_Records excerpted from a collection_

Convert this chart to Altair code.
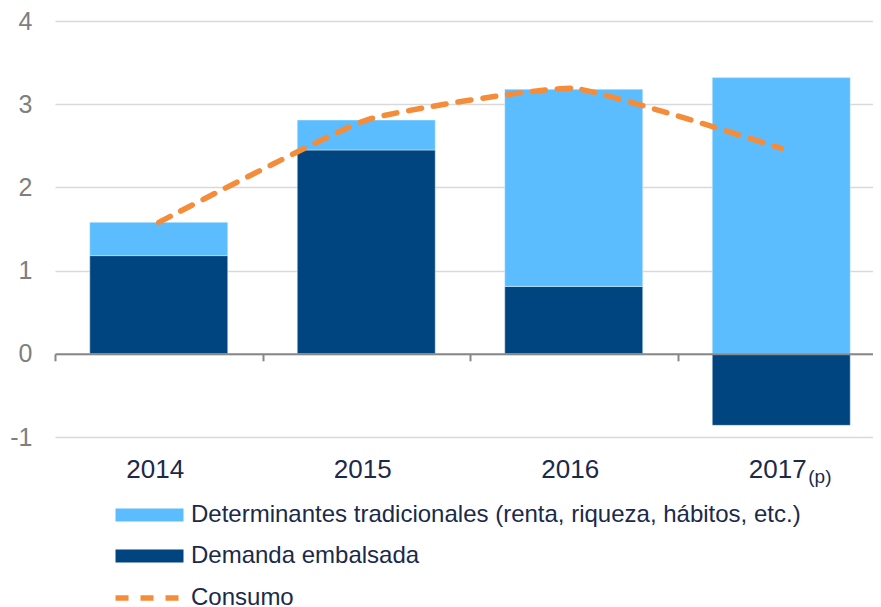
import altair as alt
import pandas as pd

years = ["2014", "2015", "2016", "2017"]
demanda = [1.18, 2.45, 0.81, -0.86]
tradicionales = [0.40, 0.36, 2.37, 3.32]
consumo = [1.58, 2.81, 3.19, 2.47]

S_TRAD = "Determinantes tradicionales (renta, riqueza, hábitos, etc.)"
S_DEM = "Demanda embalsada"
S_CONS = "Consumo"

LIGHT = "#5bbdfe"
DARK = "#00457f"
ORANGE = "#f58c3a"
TXT = "#1b2a4a"
GRAY = "#7f7f7f"
FONT = "Liberation Sans"

W = 818
H = 416
STEP = 207.5

bars = pd.DataFrame(
    [{"year": y, "serie": S_DEM, "ord": 0, "v": d} for y, d in zip(years, demanda)]
    + [{"year": y, "serie": S_TRAD, "ord": 1, "v": t} for y, t in zip(years, tradicionales)]
)
line = pd.DataFrame({"year": years, "serie": S_CONS, "v": consumo})
note = pd.DataFrame({"year": ["2017"], "t": ["(p)"]})

xscale = alt.Scale(domain=years, range=[0, 4 * STEP], paddingInner=0.335, paddingOuter=0.1675)
yscale = alt.Scale(domain=[-1, 4], nice=False, zero=False)

xaxis = alt.Axis(
    title=None, orient="bottom", offset=-H / 5, domainColor="#878787", domainWidth=2,
    tickColor="#878787", tickWidth=2, tickSize=7, tickOffset=-STEP / 2, labelOffset=STEP / 2 - 4,
    labelPadding=96, labelFont=FONT, labelFontSize=26, labelColor=TXT, labelAngle=0,
    grid=False, zindex=2,
)
yaxis = alt.Axis(
    title=None, values=[-1, 0, 1, 2, 3, 4], domain=False, ticks=False, labelPadding=23,
    labelFont=FONT, labelFontSize=25, labelColor=GRAY, grid=True, gridColor="#d9d9d9",
    gridWidth=1.5, labelExpr="'' + datum.value",
)

bar_layer = alt.Chart(bars).mark_bar(stroke="#dff1ff", strokeWidth=0.5).encode(
    x=alt.X("year:N", scale=xscale, axis=xaxis, sort=years),
    y=alt.Y("v:Q", scale=yscale, axis=yaxis, stack="zero"),
    color=alt.Color(
        "serie:N",
        scale=alt.Scale(domain=[S_TRAD, S_DEM], range=[LIGHT, DARK]),
        legend=alt.Legend(
            title=None, orient="none", legendX=82.5, legendY=482, direction="vertical",
            symbolType="M-5.23,-1H5.23V1H-5.23Z", symbolSize=169, symbolStrokeWidth=0,
            labelOffset=29.5, labelFont=FONT, labelFontSize=24, labelColor=TXT,
            rowPadding=17, padding=0, labelLimit=800,
        ),
    ),
    order=alt.Order("ord:Q"),
)

line_layer = alt.Chart(line).mark_line(
    interpolate="cardinal", tension=0.6, strokeDash=[13, 12], strokeWidth=5.5, strokeCap="round"
).encode(
    x=alt.X("year:N", scale=xscale, sort=years),
    y=alt.Y("v:Q", scale=yscale),
    stroke=alt.Stroke(
        "serie:N",
        scale=alt.Scale(domain=[S_CONS], range=[ORANGE]),
        legend=alt.Legend(
            title=None, orient="none", legendX=82.5, legendY=565, direction="vertical",
            symbolType="M-5.23,0H5.23", symbolSize=169, symbolStrokeWidth=5.5,
            symbolDash=[13, 12], symbolFillColor="transparent",
            labelOffset=29.5, labelFont=FONT, labelFontSize=24, labelColor=TXT,
            padding=0, labelLimit=800,
        ),
    ),
)

note_layer = alt.Chart(note).mark_text(
    align="left", baseline="alphabetic", dx=27, font=FONT, fontSize=19, color=TXT
).encode(
    x=alt.X("year:N", scale=xscale, sort=years),
    y=alt.value(462),
    text="t:N",
)

chart = alt.layer(bar_layer, line_layer, note_layer).resolve_scale(
    color="independent", stroke="independent"
).properties(
    width=W, height=H,
    autosize=alt.AutoSizeParams(type="none"),
    padding={"left": 47, "top": 13, "right": 0, "bottom": 170},
).configure_view(stroke=None)

chart.save("out.html", embed_options={"renderer": "svg", "actions": False})
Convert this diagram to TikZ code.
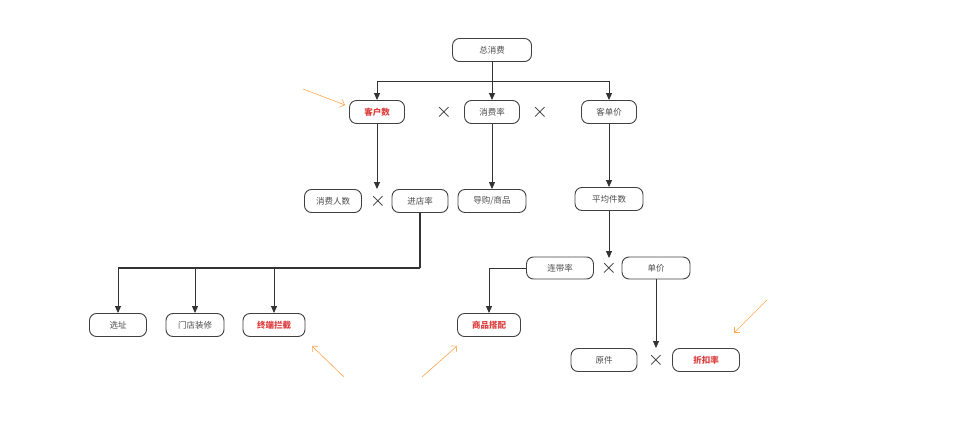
\documentclass[tikz,border=0pt]{standalone}
\usepackage{fontspec}
\newfontfamily\cjk{Noto Sans CJK SC}
\usetikzlibrary{arrows.meta}
\definecolor{hotred}{RGB}{222,62,62}
\begin{document}
\begin{tikzpicture}[x=1pt,y=-1pt,
 box/.style={draw=black!75,line width=0.9pt,rounded corners=7pt,minimum height=23pt,inner sep=0pt,font=\cjk\fontsize{8.5}{8.5}\selectfont,text=black!70,fill=white},
 hot/.style={box,text=hotred,font=\cjk\bfseries\fontsize{8.5}{8.5}\selectfont},
 con/.style={draw=black!80,line width=0.9pt,-{Triangle[length=7pt,width=6pt]}},
 mul/.style={font=\fontsize{22}{22}\selectfont,inner sep=0pt,text=black!85},
 note/.style={draw=orange!70,line width=0.6pt,-{Straight Barb[length=4pt]}}]
\useasboundingbox (0,0) rectangle (960,428);
\node[box,minimum width=79pt] (t) at (492,50) {总消费};
\node[hot,minimum width=55pt] (k) at (377,112) {客户数};
\node[box,minimum width=55pt] (x) at (492,112) {消费率};
\node[box,minimum width=55pt] (d) at (609,112) {客单价};
\node[mul] (m1) at (444,112) {$\times$};
\node[mul] (m2) at (540,112) {$\times$};
\node[box,minimum width=57pt] (r) at (333,201) {消费人数};
\node[mul] (m3) at (378,201) {$\times$};
\node[box,minimum width=56pt] (j) at (420,201) {进店率};
\node[box,minimum width=68pt] (g) at (492,201) {导购/商品};
\node[box,minimum width=68pt] (p) at (609,199) {平均件数};
\node[box,minimum width=57pt] (s1) at (118,325) {选址};
\node[box,minimum width=58pt] (s2) at (195,325) {门店装修};
\node[hot,minimum width=62pt] (s3) at (274,325) {终端拦截};
\node[mul] (m4) at (609,268) {$\times$};
\node[box,minimum width=67pt,minimum height=22pt] (l) at (560,268) {连带率};
\node[box,minimum width=68pt,minimum height=22pt] (u) at (656,268) {单价};
\node[hot,minimum width=63pt] (h) at (489,325) {商品搭配};
\node[mul] (m5) at (656,360) {$\times$};
\node[box,minimum width=66pt] (y) at (604,360) {原件};
\node[hot,minimum width=67pt] (z) at (706,360) {折扣率};
\coordinate (bt) at (492,81);
\draw[draw=black!80,line width=0.9pt] (t.south) -- (bt);
\draw[con] (bt) -| (k.north);
\draw[con] (bt) -- (x.north);
\draw[con] (bt) -| (d.north);
\draw[con] (k.south) -- (377,189);
\draw[con] (x.south) -- (g.north);
\draw[con] (d.south) -- (p.north);
\coordinate (jb) at (420,268);
\draw[draw=black!80,line width=1.4pt] (j.south) -- (jb);
\draw[draw=black!80,line width=1.4pt] (jb) -- (118,268);
\draw[con] (118,268) -- (s1.north);
\draw[con] (195,268) -- (s2.north);
\draw[con] (274,268) -- (s3.north);
\draw[con] (p.south) -- (609,258);
\draw[con] (l.west) -| (h.north);
\draw[con] (u.south) -- (656,348);
\coordinate (a1) at (303,89); \coordinate (a1e) at (345,105);
\coordinate (a2) at (344,377); \coordinate (a2e) at (312,346);
\coordinate (a3) at (422,377); \coordinate (a3e) at (457,346);
\coordinate (a4) at (767,300); \coordinate (a4e) at (734,333);
\draw[note] (a1) -- (a1e);
\draw[note] (a2) -- (a2e);
\draw[note] (a3) -- (a3e);
\draw[note] (a4) -- (a4e);
\end{tikzpicture}
\end{document}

_PROBLEM STATEMENT_
Without the pictures, retype the whole of the material above exactly.

_THE RESPONSE_
Convert this chart to Altair code.
import altair as alt
import pandas as pd

years = ["2014", "2015", "2016", "2017"]
demanda = [1.18, 2.45, 0.81, -0.86]
tradicionales = [0.40, 0.36, 2.37, 3.32]
consumo = [1.58, 2.81, 3.19, 2.47]

S_TRAD = "Determinantes tradicionales (renta, riqueza, hábitos, etc.)"
S_DEM = "Demanda embalsada"
S_CONS = "Consumo"

LIGHT = "#5bbdfe"
DARK = "#00457f"
ORANGE = "#f58c3a"
TXT = "#1b2a4a"
GRAY = "#7f7f7f"
FONT = "Liberation Sans"

W = 818
H = 416
STEP = 207.5

bars = pd.DataFrame(
    [{"year": y, "serie": S_DEM, "ord": 0, "v": d} for y, d in zip(years, demanda)]
    + [{"year": y, "serie": S_TRAD, "ord": 1, "v": t} for y, t in zip(years, tradicionales)]
)
line = pd.DataFrame({"year": years, "serie": S_CONS, "v": consumo})
note = pd.DataFrame({"year": ["2017"], "t": ["(p)"]})

xscale = alt.Scale(domain=years, range=[0, 4 * STEP], paddingInner=0.335, paddingOuter=0.1675)
yscale = alt.Scale(domain=[-1, 4], nice=False, zero=False)

xaxis = alt.Axis(
    title=None, orient="bottom", offset=-H / 5, domainColor="#878787", domainWidth=2,
    tickColor="#878787", tickWidth=2, tickSize=7, tickOffset=-STEP / 2, labelOffset=STEP / 2 - 4,
    labelPadding=96, labelFont=FONT, labelFontSize=26, labelColor=TXT, labelAngle=0,
    grid=False, zindex=2,
)
yaxis = alt.Axis(
    title=None, values=[-1, 0, 1, 2, 3, 4], domain=False, ticks=False, labelPadding=23,
    labelFont=FONT, labelFontSize=25, labelColor=GRAY, grid=True, gridColor="#d9d9d9",
    gridWidth=1.5, labelExpr="'' + datum.value",
)

bar_layer = alt.Chart(bars).mark_bar(stroke="#dff1ff", strokeWidth=0.5).encode(
    x=alt.X("year:N", scale=xscale, axis=xaxis, sort=years),
    y=alt.Y("v:Q", scale=yscale, axis=yaxis, stack="zero"),
    color=alt.Color(
        "serie:N",
        scale=alt.Scale(domain=[S_TRAD, S_DEM], range=[LIGHT, DARK]),
        legend=alt.Legend(
            title=None, orient="none", legendX=82.5, legendY=482, direction="vertical",
            symbolType="M-5.23,-1H5.23V1H-5.23Z", symbolSize=169, symbolStrokeWidth=0,
            labelOffset=29.5, labelFont=FONT, labelFontSize=24, labelColor=TXT,
            rowPadding=17, padding=0, labelLimit=800,
        ),
    ),
    order=alt.Order("ord:Q"),
)

line_layer = alt.Chart(line).mark_line(
    interpolate="cardinal", tension=0.6, strokeDash=[13, 12], strokeWidth=5.5, strokeCap="round"
).encode(
    x=alt.X("year:N", scale=xscale, sort=years),
    y=alt.Y("v:Q", scale=yscale),
    stroke=alt.Stroke(
        "serie:N",
        scale=alt.Scale(domain=[S_CONS], range=[ORANGE]),
        legend=alt.Legend(
            title=None, orient="none", legendX=82.5, legendY=565, direction="vertical",
            symbolType="M-5.23,0H5.23", symbolSize=169, symbolStrokeWidth=5.5,
            symbolDash=[13, 12], symbolFillColor="transparent",
            labelOffset=29.5, labelFont=FONT, labelFontSize=24, labelColor=TXT,
            padding=0, labelLimit=800,
        ),
    ),
)

note_layer = alt.Chart(note).mark_text(
    align="left", baseline="alphabetic", dx=27, font=FONT, fontSize=19, color=TXT
).encode(
    x=alt.X("year:N", scale=xscale, sort=years),
    y=alt.value(462),
    text="t:N",
)

chart = alt.layer(bar_layer, line_layer, note_layer).resolve_scale(
    color="independent", stroke="independent"
).properties(
    width=W, height=H,
    autosize=alt.AutoSizeParams(type="none"),
    padding={"left": 47, "top": 13, "right": 0, "bottom": 170},
).configure_view(stroke=None)

chart.save("out.html", embed_options={"renderer": "svg", "actions": False})
Convert this diagram to TikZ code.
\documentclass[tikz,border=0pt]{standalone}
\usepackage{fontspec}
\newfontfamily\cjk{Noto Sans CJK SC}
\usetikzlibrary{arrows.meta}
\definecolor{hotred}{RGB}{222,62,62}
\begin{document}
\begin{tikzpicture}[x=1pt,y=-1pt,
 box/.style={draw=black!75,line width=0.9pt,rounded corners=7pt,minimum height=23pt,inner sep=0pt,font=\cjk\fontsize{8.5}{8.5}\selectfont,text=black!70,fill=white},
 hot/.style={box,text=hotred,font=\cjk\bfseries\fontsize{8.5}{8.5}\selectfont},
 con/.style={draw=black!80,line width=0.9pt,-{Triangle[length=7pt,width=6pt]}},
 mul/.style={font=\fontsize{22}{22}\selectfont,inner sep=0pt,text=black!85},
 note/.style={draw=orange!70,line width=0.6pt,-{Straight Barb[length=4pt]}}]
\useasboundingbox (0,0) rectangle (960,428);
\node[box,minimum width=79pt] (t) at (492,50) {总消费};
\node[hot,minimum width=55pt] (k) at (377,112) {客户数};
\node[box,minimum width=55pt] (x) at (492,112) {消费率};
\node[box,minimum width=55pt] (d) at (609,112) {客单价};
\node[mul] (m1) at (444,112) {$\times$};
\node[mul] (m2) at (540,112) {$\times$};
\node[box,minimum width=57pt] (r) at (333,201) {消费人数};
\node[mul] (m3) at (378,201) {$\times$};
\node[box,minimum width=56pt] (j) at (420,201) {进店率};
\node[box,minimum width=68pt] (g) at (492,201) {导购/商品};
\node[box,minimum width=68pt] (p) at (609,199) {平均件数};
\node[box,minimum width=57pt] (s1) at (118,325) {选址};
\node[box,minimum width=58pt] (s2) at (195,325) {门店装修};
\node[hot,minimum width=62pt] (s3) at (274,325) {终端拦截};
\node[mul] (m4) at (609,268) {$\times$};
\node[box,minimum width=67pt,minimum height=22pt] (l) at (560,268) {连带率};
\node[box,minimum width=68pt,minimum height=22pt] (u) at (656,268) {单价};
\node[hot,minimum width=63pt] (h) at (489,325) {商品搭配};
\node[mul] (m5) at (656,360) {$\times$};
\node[box,minimum width=66pt] (y) at (604,360) {原件};
\node[hot,minimum width=67pt] (z) at (706,360) {折扣率};
\coordinate (bt) at (492,81);
\draw[draw=black!80,line width=0.9pt] (t.south) -- (bt);
\draw[con] (bt) -| (k.north);
\draw[con] (bt) -- (x.north);
\draw[con] (bt) -| (d.north);
\draw[con] (k.south) -- (377,189);
\draw[con] (x.south) -- (g.north);
\draw[con] (d.south) -- (p.north);
\coordinate (jb) at (420,268);
\draw[draw=black!80,line width=1.4pt] (j.south) -- (jb);
\draw[draw=black!80,line width=1.4pt] (jb) -- (118,268);
\draw[con] (118,268) -- (s1.north);
\draw[con] (195,268) -- (s2.north);
\draw[con] (274,268) -- (s3.north);
\draw[con] (p.south) -- (609,258);
\draw[con] (l.west) -| (h.north);
\draw[con] (u.south) -- (656,348);
\coordinate (a1) at (303,89); \coordinate (a1e) at (345,105);
\coordinate (a2) at (344,377); \coordinate (a2e) at (312,346);
\coordinate (a3) at (422,377); \coordinate (a3e) at (457,346);
\coordinate (a4) at (767,300); \coordinate (a4e) at (734,333);
\draw[note] (a1) -- (a1e);
\draw[note] (a2) -- (a2e);
\draw[note] (a3) -- (a3e);
\draw[note] (a4) -- (a4e);
\end{tikzpicture}
\end{document}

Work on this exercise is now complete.